== Given request ==
Retype the lines beneath this one, from the first through the line containing "import * as". Pictures are left out.
━━ Data lines
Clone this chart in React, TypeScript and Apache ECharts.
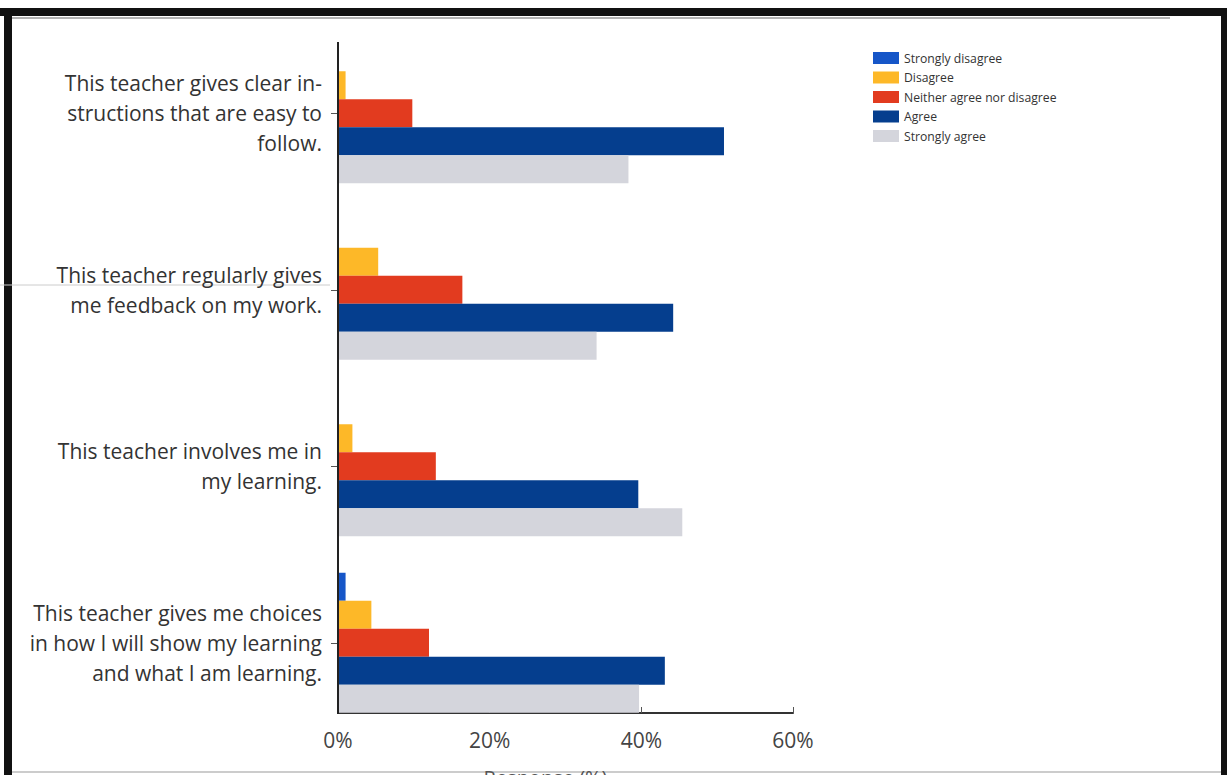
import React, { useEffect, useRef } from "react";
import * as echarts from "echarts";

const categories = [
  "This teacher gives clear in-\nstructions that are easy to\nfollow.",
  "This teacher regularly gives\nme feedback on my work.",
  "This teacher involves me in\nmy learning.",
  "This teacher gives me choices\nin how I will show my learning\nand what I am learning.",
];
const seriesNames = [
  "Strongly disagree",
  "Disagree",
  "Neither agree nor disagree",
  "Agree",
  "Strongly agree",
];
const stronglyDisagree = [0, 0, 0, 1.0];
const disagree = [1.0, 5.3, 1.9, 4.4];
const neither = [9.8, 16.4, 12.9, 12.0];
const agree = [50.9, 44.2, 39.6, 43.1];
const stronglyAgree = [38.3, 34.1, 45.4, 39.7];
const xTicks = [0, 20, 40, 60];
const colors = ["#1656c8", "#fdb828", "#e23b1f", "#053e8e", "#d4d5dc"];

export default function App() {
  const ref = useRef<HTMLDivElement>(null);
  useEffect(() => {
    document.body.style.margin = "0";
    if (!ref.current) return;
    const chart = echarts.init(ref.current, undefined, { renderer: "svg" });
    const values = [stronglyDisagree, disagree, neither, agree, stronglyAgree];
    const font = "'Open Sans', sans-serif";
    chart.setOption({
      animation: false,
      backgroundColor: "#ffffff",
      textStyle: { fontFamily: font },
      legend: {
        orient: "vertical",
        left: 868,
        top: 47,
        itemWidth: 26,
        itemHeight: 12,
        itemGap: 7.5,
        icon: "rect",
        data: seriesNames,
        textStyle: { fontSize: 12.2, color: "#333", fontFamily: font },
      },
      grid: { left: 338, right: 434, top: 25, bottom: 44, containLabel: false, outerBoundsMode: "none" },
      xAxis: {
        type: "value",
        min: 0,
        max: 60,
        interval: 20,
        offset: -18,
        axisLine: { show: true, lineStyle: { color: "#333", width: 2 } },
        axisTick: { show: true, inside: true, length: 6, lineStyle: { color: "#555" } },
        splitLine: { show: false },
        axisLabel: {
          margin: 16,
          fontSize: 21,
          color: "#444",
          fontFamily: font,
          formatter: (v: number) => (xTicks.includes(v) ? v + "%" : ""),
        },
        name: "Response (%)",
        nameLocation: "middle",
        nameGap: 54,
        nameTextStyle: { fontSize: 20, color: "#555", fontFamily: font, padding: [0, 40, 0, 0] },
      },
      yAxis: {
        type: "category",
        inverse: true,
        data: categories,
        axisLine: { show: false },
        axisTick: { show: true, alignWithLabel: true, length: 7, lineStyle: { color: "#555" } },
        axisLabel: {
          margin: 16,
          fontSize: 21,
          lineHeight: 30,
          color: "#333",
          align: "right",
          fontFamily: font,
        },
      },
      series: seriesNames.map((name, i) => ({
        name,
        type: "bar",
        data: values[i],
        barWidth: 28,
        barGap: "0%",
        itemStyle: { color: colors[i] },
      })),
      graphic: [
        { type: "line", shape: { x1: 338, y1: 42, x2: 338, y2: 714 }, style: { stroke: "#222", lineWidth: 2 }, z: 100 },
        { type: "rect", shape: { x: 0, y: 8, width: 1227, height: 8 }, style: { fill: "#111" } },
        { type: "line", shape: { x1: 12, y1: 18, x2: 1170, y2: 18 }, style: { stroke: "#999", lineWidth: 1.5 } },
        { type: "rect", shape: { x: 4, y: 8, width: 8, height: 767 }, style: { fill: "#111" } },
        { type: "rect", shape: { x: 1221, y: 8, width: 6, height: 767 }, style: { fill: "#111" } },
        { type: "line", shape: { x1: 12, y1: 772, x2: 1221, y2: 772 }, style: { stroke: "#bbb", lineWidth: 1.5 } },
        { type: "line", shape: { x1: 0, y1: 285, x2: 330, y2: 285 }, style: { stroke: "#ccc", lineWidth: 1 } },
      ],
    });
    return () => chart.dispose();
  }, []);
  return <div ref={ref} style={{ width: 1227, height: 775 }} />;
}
━━━━
== Task answer ==
Clone this chart in React, TypeScript and Apache ECharts.
import React, { useEffect, useRef } from "react";
import * as echarts from "echarts";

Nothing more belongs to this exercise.